| INPUT |
* * * * * * * * *
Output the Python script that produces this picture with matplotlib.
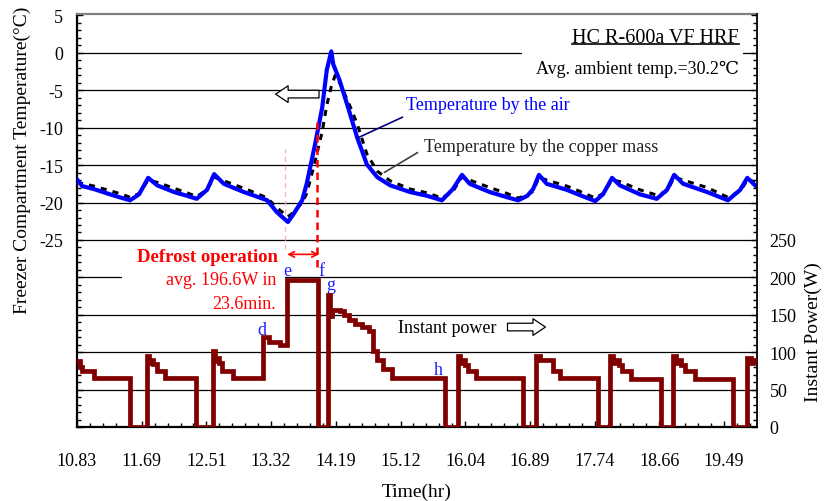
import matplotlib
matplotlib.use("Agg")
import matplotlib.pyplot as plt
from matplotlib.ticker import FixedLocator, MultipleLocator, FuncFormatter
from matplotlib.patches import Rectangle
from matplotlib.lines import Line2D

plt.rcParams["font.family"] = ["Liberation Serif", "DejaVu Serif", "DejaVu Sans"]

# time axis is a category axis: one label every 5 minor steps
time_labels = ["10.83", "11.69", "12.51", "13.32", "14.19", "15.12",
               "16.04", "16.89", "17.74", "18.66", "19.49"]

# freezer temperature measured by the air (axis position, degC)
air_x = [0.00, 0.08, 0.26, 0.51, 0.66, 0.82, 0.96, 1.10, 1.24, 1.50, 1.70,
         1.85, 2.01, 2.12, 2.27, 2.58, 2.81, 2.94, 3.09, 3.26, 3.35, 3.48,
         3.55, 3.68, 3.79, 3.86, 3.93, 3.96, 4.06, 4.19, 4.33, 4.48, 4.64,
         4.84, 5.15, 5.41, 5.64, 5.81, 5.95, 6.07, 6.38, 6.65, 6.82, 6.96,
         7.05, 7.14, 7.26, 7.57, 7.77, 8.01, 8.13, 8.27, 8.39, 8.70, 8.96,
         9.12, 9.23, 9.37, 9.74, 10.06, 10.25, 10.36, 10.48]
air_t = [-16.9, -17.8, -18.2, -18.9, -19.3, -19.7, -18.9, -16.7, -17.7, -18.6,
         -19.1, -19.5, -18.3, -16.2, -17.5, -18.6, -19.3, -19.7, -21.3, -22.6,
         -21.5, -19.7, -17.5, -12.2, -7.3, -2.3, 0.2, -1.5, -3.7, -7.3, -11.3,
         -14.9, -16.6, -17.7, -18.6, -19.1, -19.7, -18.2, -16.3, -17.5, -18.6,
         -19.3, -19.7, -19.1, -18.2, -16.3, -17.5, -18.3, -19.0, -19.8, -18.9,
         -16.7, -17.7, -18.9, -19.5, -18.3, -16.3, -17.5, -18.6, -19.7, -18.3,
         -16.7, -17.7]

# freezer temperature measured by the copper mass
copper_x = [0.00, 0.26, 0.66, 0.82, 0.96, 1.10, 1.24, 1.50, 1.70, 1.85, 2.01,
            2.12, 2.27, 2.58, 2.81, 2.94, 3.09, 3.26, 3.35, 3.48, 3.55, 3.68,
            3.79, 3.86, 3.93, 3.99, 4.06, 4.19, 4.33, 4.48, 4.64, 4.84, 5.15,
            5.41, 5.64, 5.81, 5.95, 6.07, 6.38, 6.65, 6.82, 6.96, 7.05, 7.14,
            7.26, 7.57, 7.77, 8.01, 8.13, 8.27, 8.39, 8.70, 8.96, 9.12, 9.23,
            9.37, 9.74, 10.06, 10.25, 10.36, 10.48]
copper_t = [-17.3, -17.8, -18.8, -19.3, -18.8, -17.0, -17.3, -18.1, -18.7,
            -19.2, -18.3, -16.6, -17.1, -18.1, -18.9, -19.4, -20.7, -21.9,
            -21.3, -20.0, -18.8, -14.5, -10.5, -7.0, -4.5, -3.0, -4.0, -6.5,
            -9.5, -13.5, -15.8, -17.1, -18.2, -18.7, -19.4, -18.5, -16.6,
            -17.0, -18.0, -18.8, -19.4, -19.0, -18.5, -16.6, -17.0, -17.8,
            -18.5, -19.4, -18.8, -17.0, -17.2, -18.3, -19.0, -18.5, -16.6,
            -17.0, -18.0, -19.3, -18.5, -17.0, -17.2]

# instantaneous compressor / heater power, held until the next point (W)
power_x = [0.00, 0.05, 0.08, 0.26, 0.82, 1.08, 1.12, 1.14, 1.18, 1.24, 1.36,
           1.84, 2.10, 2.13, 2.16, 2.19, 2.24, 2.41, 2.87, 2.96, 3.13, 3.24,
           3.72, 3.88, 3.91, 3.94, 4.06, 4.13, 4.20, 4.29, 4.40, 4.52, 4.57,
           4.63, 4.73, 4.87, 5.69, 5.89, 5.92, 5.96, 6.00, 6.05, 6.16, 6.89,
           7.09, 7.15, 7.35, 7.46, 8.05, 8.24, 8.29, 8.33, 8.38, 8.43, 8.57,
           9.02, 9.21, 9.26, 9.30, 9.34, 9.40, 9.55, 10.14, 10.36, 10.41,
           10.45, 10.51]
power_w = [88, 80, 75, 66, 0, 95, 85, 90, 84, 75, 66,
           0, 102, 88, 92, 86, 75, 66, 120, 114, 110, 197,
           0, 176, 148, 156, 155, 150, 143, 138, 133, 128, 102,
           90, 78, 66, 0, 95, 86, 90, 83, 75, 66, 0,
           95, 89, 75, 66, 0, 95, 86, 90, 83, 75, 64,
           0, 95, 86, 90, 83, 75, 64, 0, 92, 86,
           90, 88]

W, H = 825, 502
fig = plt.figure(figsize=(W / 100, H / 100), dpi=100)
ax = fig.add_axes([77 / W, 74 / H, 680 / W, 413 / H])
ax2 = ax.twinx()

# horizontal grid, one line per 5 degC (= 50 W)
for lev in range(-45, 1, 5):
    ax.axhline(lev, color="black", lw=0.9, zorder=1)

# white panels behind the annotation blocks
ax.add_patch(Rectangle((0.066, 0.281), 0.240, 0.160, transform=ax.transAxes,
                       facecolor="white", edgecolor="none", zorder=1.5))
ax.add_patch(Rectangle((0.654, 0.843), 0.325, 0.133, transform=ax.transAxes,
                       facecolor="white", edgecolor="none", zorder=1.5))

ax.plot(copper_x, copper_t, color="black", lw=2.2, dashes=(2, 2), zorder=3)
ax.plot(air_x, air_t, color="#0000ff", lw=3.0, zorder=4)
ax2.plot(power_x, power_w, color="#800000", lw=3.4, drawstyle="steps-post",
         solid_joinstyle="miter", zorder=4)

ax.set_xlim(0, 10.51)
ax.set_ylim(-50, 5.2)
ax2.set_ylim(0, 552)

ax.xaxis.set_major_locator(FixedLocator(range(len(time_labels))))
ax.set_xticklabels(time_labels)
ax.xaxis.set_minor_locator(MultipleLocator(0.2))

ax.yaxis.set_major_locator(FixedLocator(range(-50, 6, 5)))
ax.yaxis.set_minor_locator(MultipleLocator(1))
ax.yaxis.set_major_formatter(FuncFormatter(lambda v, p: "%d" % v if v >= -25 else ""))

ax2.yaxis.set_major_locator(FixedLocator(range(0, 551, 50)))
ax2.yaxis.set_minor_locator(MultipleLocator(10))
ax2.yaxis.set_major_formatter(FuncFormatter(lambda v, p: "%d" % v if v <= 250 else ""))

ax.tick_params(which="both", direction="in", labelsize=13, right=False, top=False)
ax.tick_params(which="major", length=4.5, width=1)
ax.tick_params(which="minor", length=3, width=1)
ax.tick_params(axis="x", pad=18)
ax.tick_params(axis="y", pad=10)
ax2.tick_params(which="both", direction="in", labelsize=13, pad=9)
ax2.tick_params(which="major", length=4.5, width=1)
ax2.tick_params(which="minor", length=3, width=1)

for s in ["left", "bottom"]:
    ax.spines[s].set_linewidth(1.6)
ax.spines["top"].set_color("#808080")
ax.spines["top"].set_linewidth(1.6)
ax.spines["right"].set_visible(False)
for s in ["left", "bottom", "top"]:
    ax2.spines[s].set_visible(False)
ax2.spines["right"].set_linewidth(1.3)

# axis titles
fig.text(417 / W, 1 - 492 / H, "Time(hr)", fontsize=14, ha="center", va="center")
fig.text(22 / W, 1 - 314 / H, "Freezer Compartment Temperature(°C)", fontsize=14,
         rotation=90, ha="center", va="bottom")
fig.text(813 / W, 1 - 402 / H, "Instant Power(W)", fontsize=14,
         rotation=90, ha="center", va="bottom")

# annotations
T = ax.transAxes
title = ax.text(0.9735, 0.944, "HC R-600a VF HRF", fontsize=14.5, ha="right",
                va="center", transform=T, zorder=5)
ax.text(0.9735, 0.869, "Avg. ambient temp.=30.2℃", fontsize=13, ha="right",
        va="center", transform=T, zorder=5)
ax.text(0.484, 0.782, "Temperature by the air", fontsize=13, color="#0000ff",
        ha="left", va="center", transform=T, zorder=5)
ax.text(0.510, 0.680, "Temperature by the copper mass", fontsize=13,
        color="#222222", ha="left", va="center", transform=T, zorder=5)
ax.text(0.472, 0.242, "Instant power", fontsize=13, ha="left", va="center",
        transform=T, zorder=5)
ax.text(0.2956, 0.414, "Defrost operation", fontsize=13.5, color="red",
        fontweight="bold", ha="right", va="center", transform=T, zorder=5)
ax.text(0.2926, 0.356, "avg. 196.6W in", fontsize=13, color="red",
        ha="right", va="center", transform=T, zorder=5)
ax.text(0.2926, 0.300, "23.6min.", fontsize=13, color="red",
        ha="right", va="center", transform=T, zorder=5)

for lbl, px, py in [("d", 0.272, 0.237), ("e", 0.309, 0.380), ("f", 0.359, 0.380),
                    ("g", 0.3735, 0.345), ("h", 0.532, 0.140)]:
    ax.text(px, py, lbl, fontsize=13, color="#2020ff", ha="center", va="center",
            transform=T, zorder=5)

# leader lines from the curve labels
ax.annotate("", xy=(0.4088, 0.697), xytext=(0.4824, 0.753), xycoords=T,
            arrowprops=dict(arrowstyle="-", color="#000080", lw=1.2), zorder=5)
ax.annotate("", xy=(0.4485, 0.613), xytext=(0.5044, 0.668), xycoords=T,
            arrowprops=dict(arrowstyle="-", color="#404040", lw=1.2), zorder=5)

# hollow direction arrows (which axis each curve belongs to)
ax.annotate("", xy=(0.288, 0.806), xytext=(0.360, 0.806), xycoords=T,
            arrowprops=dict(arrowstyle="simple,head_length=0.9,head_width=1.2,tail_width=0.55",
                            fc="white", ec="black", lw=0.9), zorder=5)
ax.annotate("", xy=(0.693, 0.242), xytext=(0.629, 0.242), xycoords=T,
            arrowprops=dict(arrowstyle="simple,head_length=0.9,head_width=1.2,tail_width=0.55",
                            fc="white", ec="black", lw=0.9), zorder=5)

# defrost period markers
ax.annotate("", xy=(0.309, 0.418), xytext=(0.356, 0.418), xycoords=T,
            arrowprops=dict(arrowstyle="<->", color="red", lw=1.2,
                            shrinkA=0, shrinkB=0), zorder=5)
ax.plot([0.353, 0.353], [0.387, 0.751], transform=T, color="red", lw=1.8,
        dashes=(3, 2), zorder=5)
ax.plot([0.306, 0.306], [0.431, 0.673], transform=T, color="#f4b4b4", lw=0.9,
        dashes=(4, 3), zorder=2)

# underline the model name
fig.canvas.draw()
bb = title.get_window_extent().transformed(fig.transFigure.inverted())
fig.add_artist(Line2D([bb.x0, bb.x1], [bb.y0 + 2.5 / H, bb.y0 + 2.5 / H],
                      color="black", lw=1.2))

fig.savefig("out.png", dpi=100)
* * * * * * * * *
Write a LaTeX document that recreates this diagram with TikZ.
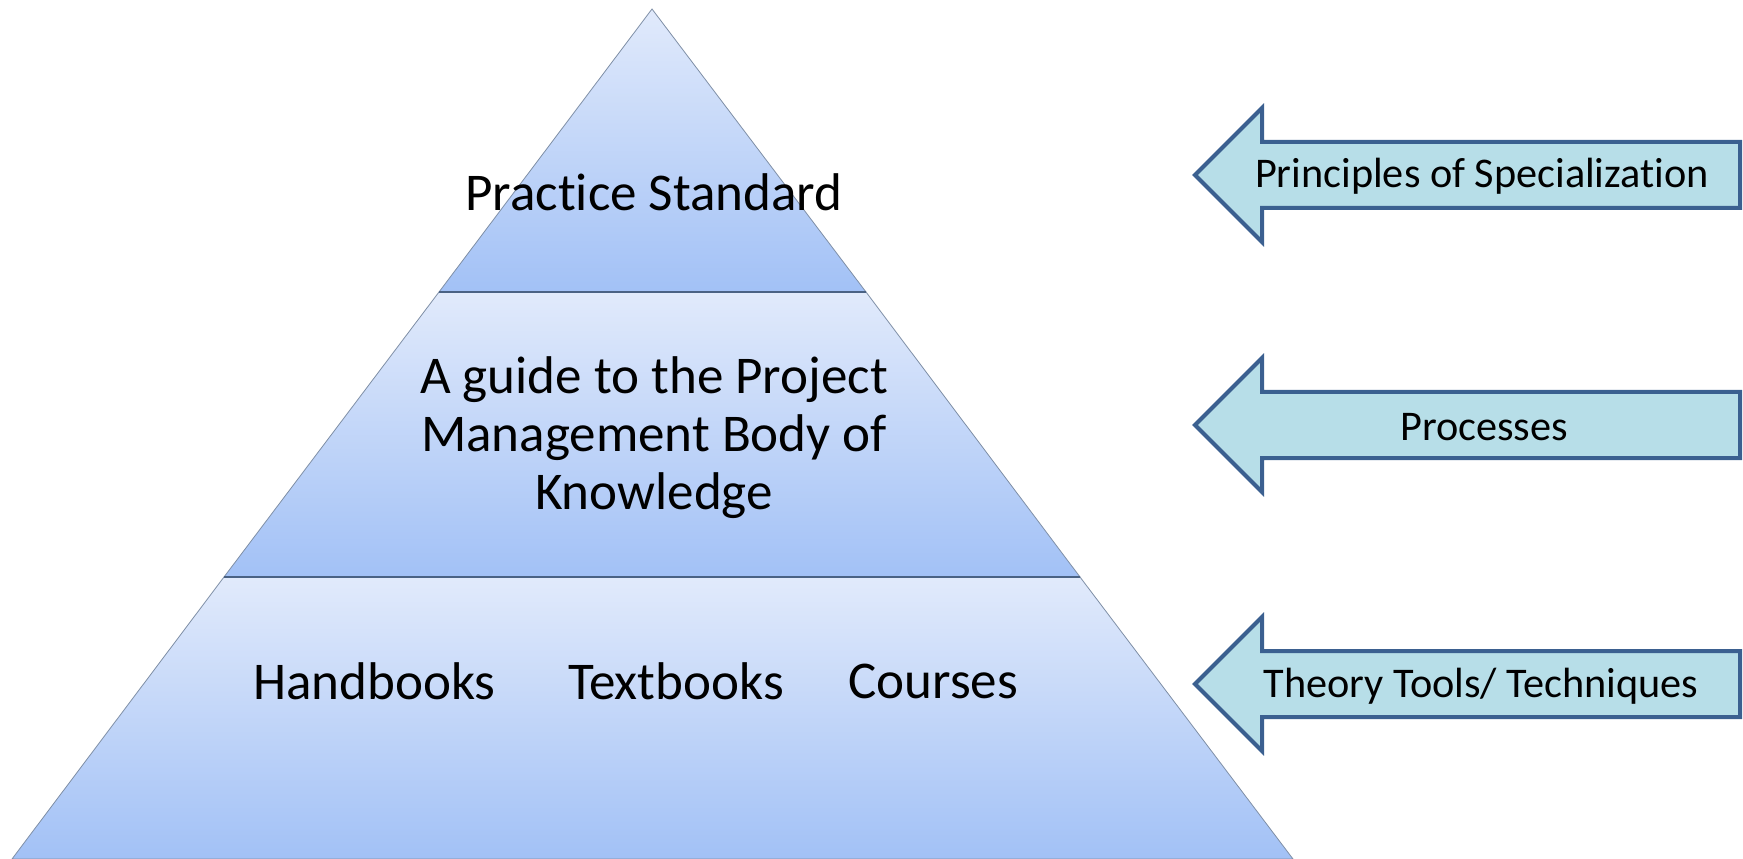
* * * * * * * * *
| SHORT EXERCISE |
In the entries above, count each line with "matplotlib"; reply with the total only.

| RESPONSE TO THIS EXERCISE |
7